The rules say that individuals doing employee-like work via intermediaries are not genuinely self-employed and are ‘disguised employees’. HMRC see this as tax avoidance. This is because of how income tax and NICs are calculated and paid: an individual using an intermediary can pay less than if they were an employee. For example, a director of a limited company can pay themselves a low salary and take out the rest of the profits via dividends.
Intermediaries covered by IR35 include the classic ‘personal services company’, where services are provided by the individual via a limited company in which they have a material interest. That is by far the most common form of intermediary. But other intermediary structures may also be caught, including providing services via another individual, or providing via either a partnership or unincorporated association in which the individual is a member with certain rights. In HMRC-speak all of these are a ‘PSC’, so that’s the tag we’ll use too.
In a nutshell, someone’s a disguised employee if they provide their services to you via a PSC and both of these criteria are met:1. The individual personally performs, or is under an obligation personally to perform, services for you.
2. If there were a direct contract, the individual would be regarded for tax purposes as an employee (or you’ve made them an office holder).Whether or not someone is regarded as an employee for tax purposes is complicated and can be a bit of a headache to answer.
The original rules put an obligation on the PSC to mark their own homework on whether an individual had been a ‘disguised employee’. Effectively an obligation to look at each contract carried out by the individual, then report and pay additional income tax and NICs due for those contracts where the individual had been a ‘disguised employee’.
To try and make this easier for PSCs HMRC created an online tool called CEST which can help determine if the individual has been a ‘disguised employee’, but it’s not a perfect solution.
Right now, HMRC say the rules are not working. Quotes from the HMRC consultation document about the scale of underpaid tax they perceive in this area points to the motivation for changes; HMRC say the cost of non-compliance in the private sector is increasing and is projected to reach £1.3bn in 2023-24. So HMRC are shaking things up and that’s why you need to pay attention.
From April 2021 the legal responsibility for determining whether or not a contractor performing services is a ‘disguised employee’ (their ‘IR35 status’) will transfer from the PSC to the client engaging the contractor. These rules have been in operation in the public sector since 2017, and now they are being rolled out to the private sector. So, all clients who use contractors will have a primary legal obligation to assess the contract in advance and determine the IR35 status of the contract. With that comes significant tax compliance risk.

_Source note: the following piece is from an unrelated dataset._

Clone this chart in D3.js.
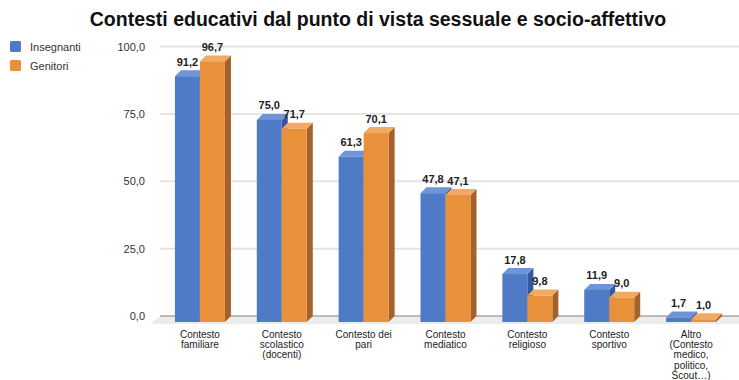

For every single engagement with a contractor you will need to assess the services the contractor is being asked to provide, the working practices in your business, the terms between you, and taking all that into account, determine if the contract is ‘Inside IR35’ or ‘Outside IR35’.
For every single engagement you have with a client your client will need to assess the services you are being asked to provide, the working practices in their business, the terms between you, and taking all that into account, determine if the contract is ‘Inside IR35’ or ‘Outside IR35’.
But don't fooled in thinking it's a one-and-done scenario. You can be inside IR35 and outside IR35 at different times
You may find, depending on the contracts that you accept, you end up working sometimes inside IR35 for certain contracts and sometimes outside for other contracts inside a single year. IR35 status is determined on a contract-by-contract basis, rather than being an assigned status for a particular tax year or discipline. All that matters is that you pay the right tax for the specific contract that you’re working on.
If you’re a small business you may be exempt from IR35. The definition of small business for IR35 exemptions is likely to be based on the definition in the Companies Act, which is met if a company meets any two of the three triggers below:
1. Annual turnover – Not more than £10.2 million
2. Balance sheet total – Not more than £5.1 million
3. Number of employees – Not more than 50
So as you can see, it's both quite the shake up as well as being rooted in things being made more consistent with public sector practise. But the quicker you adapt to the changes - either as a freelancer or business, the smoother this transition will be.
The freelance industry is stronger than ever and there are no signs of its growth and penetration in major sectors slowing - but there is definitely going to be a period of adjustment where industry finds a new normal.